Attacks on Medicine Machine Learning: Cyberbiosecurity
“With public and academic attention increasingly focused on the new role of machine learning in the health information economy, an unusual and no-longer-esoteric category of vulnerabilities in machine-learning systems could prove important. These vulnerabilities allow a small, carefully designed change in how inputs are presented to a system to completely alter its output, causing it to confidently arrive at manifestly wrong conclusions. These advanced techniques to subvert otherwise-reliable machine-learning systems—so-called adversarial attacks—have, to date, been of interest primarily to computer science researchers (1). However, the landscape of often-competing interests within health care, and billions of dollars at stake in systems’ outputs, implies considerable problems. We outline motivations that various players in the health care system may have to use adversarial attacks and begin a discussion of what to do about them. Far from discouraging continued innovation with medical machine learning, we call for active engagement of medical, technical, legal, and ethical experts in pursuit of efficient, broadly available, and effective health care that machine learning will enable.”

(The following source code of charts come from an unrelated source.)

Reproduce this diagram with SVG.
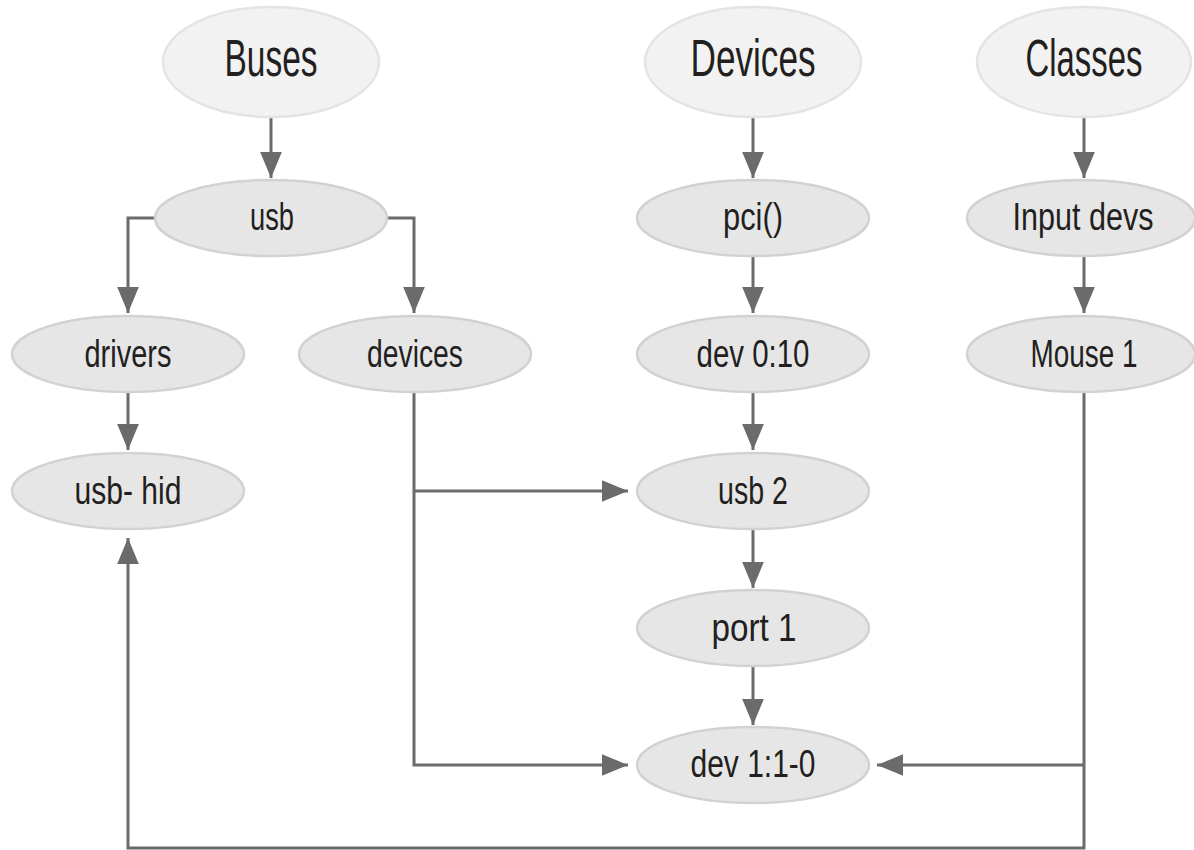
<svg xmlns="http://www.w3.org/2000/svg" width="1194" height="850" viewBox="0 0 1194 850">
<defs>
<style>
.top{fill:#f2f2f2;stroke:#e4e4e4;stroke-width:2.5}
.nd{fill:#e6e6e6;stroke:#d2d2d2;stroke-width:2.5}
.t1{font-family:"Liberation Sans",Arial,sans-serif;font-size:51px;fill:#231f20;text-anchor:middle}
.t2{font-family:"Liberation Sans",Arial,sans-serif;font-size:39px;fill:#231f20;text-anchor:middle}
.c{fill:none;stroke:#6b6b6b;stroke-width:3}
</style>
<marker id="ah" markerUnits="userSpaceOnUse" markerWidth="26" markerHeight="22" viewBox="0 0 24 20" refX="24" refY="10" orient="auto">
<path d="M0,0 L24,10 L0,20 Z" fill="#6b6b6b"/>
</marker>
</defs>
<rect width="1194" height="850" fill="#ffffff"/>
<g id="connectors">
<path class="c" marker-end="url(#ah)" d="M271,117 V178"/>
<path class="c" marker-end="url(#ah)" d="M155,218 H128 V313"/>
<path class="c" marker-end="url(#ah)" d="M387,218 H414 V313"/>
<path class="c" marker-end="url(#ah)" d="M128,392 V450"/>
<path class="c" marker-end="url(#ah)" d="M414,392 V765 H628"/>
<path class="c" marker-end="url(#ah)" d="M414,491 H628"/>
<path class="c" marker-end="url(#ah)" d="M753,117 V178"/>
<path class="c" marker-end="url(#ah)" d="M753,256 V313"/>
<path class="c" marker-end="url(#ah)" d="M753,392 V450"/>
<path class="c" marker-end="url(#ah)" d="M753,529 V588"/>
<path class="c" marker-end="url(#ah)" d="M753,666 V725"/>
<path class="c" marker-end="url(#ah)" d="M1084,117 V178"/>
<path class="c" marker-end="url(#ah)" d="M1084,256 V313"/>
<path class="c" marker-end="url(#ah)" d="M1084,393 V848 H128 V538"/>
<path class="c" marker-end="url(#ah)" d="M1084,765 H877"/>
</g>
<g id="buses"><ellipse class="top" cx="271" cy="62" rx="108" ry="55"/><text class="t1" x="271" y="76" textLength="93" lengthAdjust="spacingAndGlyphs">Buses</text></g>
<g id="devices-root"><ellipse class="top" cx="753" cy="62" rx="108" ry="55"/><text class="t1" x="753" y="76" textLength="125" lengthAdjust="spacingAndGlyphs">Devices</text></g>
<g id="classes"><ellipse class="top" cx="1084" cy="62" rx="107" ry="55"/><text class="t1" x="1084" y="76" textLength="117" lengthAdjust="spacingAndGlyphs">Classes</text></g>
<g id="usb"><ellipse class="nd" cx="271" cy="218" rx="116" ry="38"/><text class="t2" x="272" y="230" textLength="44" lengthAdjust="spacingAndGlyphs">usb</text></g>
<g id="drivers"><ellipse class="nd" cx="128" cy="354" rx="116" ry="38"/><text class="t2" x="128" y="367" textLength="87" lengthAdjust="spacingAndGlyphs">drivers</text></g>
<g id="devices"><ellipse class="nd" cx="415" cy="354" rx="116" ry="38"/><text class="t2" x="415" y="367" textLength="96" lengthAdjust="spacingAndGlyphs">devices</text></g>
<g id="usb-hid"><ellipse class="nd" cx="128" cy="491" rx="116" ry="38"/><text class="t2" x="128" y="504" textLength="107" lengthAdjust="spacingAndGlyphs">usb- hid</text></g>
<g id="pci"><ellipse class="nd" cx="753" cy="218" rx="116" ry="38"/><text class="t2" x="753" y="230" textLength="60" lengthAdjust="spacingAndGlyphs">pci()</text></g>
<g id="dev-0-10"><ellipse class="nd" cx="753" cy="354" rx="116" ry="38"/><text class="t2" x="753" y="367" textLength="113" lengthAdjust="spacingAndGlyphs">dev 0:10</text></g>
<g id="usb-2"><ellipse class="nd" cx="753" cy="491" rx="116" ry="38"/><text class="t2" x="753" y="504" textLength="70" lengthAdjust="spacingAndGlyphs">usb 2</text></g>
<g id="port-1"><ellipse class="nd" cx="753" cy="628" rx="116" ry="38"/><text class="t2" x="754" y="641" textLength="85" lengthAdjust="spacingAndGlyphs">port 1</text></g>
<g id="dev-1-1-0"><ellipse class="nd" cx="753" cy="765" rx="116" ry="38"/><text class="t2" x="753" y="777" textLength="125" lengthAdjust="spacingAndGlyphs">dev 1:1-0</text></g>
<g id="input-devs"><ellipse class="nd" cx="1081" cy="218" rx="114" ry="38"/><text class="t2" x="1083" y="230" textLength="141" lengthAdjust="spacingAndGlyphs">Input devs</text></g>
<g id="mouse-1"><ellipse class="nd" cx="1081" cy="354" rx="114" ry="38"/><text class="t2" x="1084" y="367" textLength="107" lengthAdjust="spacingAndGlyphs">Mouse 1</text></g>
</svg>
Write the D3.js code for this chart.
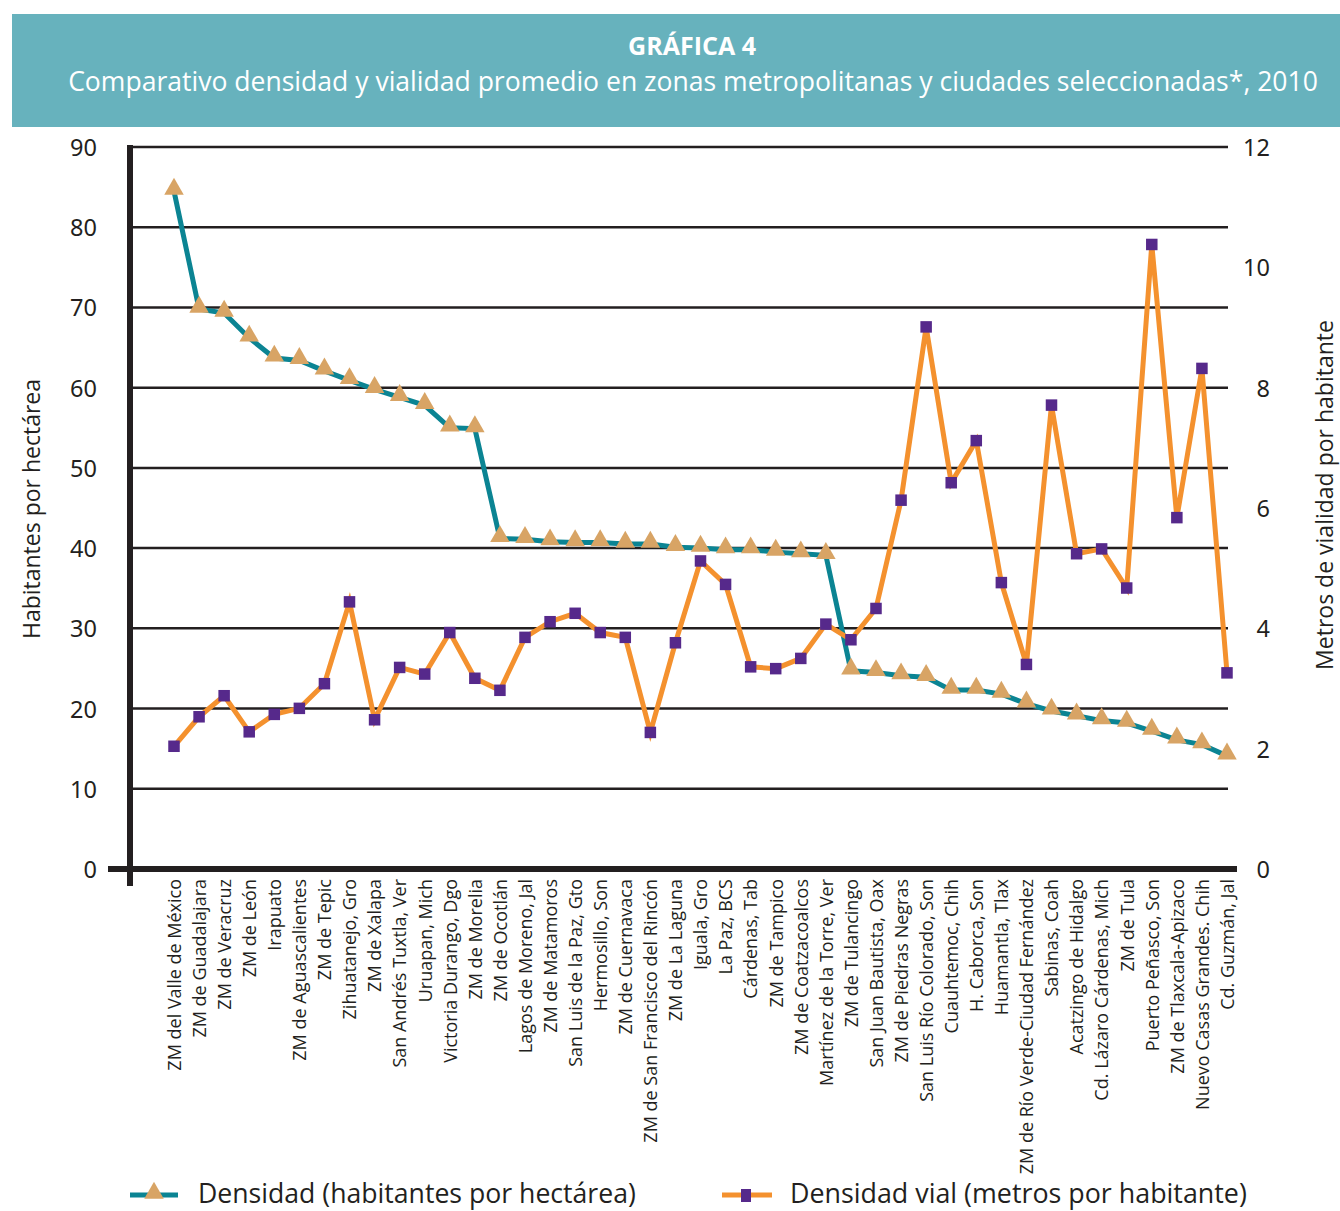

Stories You May Have Missed:
- H3N2 Cases Keep Flu Activity High – “Though flu activity decreased slightly last week, a wave of H3N2 virus activity has led to severe illnesses across the country and four more children have died from the disease, according to this week’s FluView report from the Centers for Disease Control and Prevention (CDC). This is the second week in a row the CDC recorded more H3N2 cases that H1N1, the virus subtype that dominated the first part of the 2018-19 flu season. ‘H3N2 viruses are typically associated with more severe illness in older adults, and flu vaccine may protect less well against H3N2 illness in older adults, making prompt treatment with flu antivirals in this age group especially important during the current period of H3N2 predominance,’ the CDC said today in a summary of the report.”
- Changing the Game in Pediatric Diagnosis of Serious Bacterial Infections – “Figuring out why that 2-month-old with a fever is crying often includes spinal taps, which are painful and risky, alongside rapid antibiotic treatment to avoid meningitis. Bacterial meningitis can be deadly, especially in infants; the US Centers for Disease Control and Prevention (CDC) reports that between 2003 and 2007, there were 4100 cases of bacterial meningitis reported in pediatric patients in the United States, as well as 500 deaths. Given these rates and the risk of life-threatening infections, it’s not unusual that pediatricians would want to perform a spinal tap or administer antibiotics until further diagnostics can be performed. Fortunately, a new protocol has been developed that could not only make a diagnosis of bacterial infections in infants easier but would remove the need for spinal taps and unnecessary antibiotic treatments. Investigators from the Pediatric Emergency Care Applied Research Network (PECARN) created a new protocol from a study of more than 1800 infants seen across 26 emergency departments in the United States.”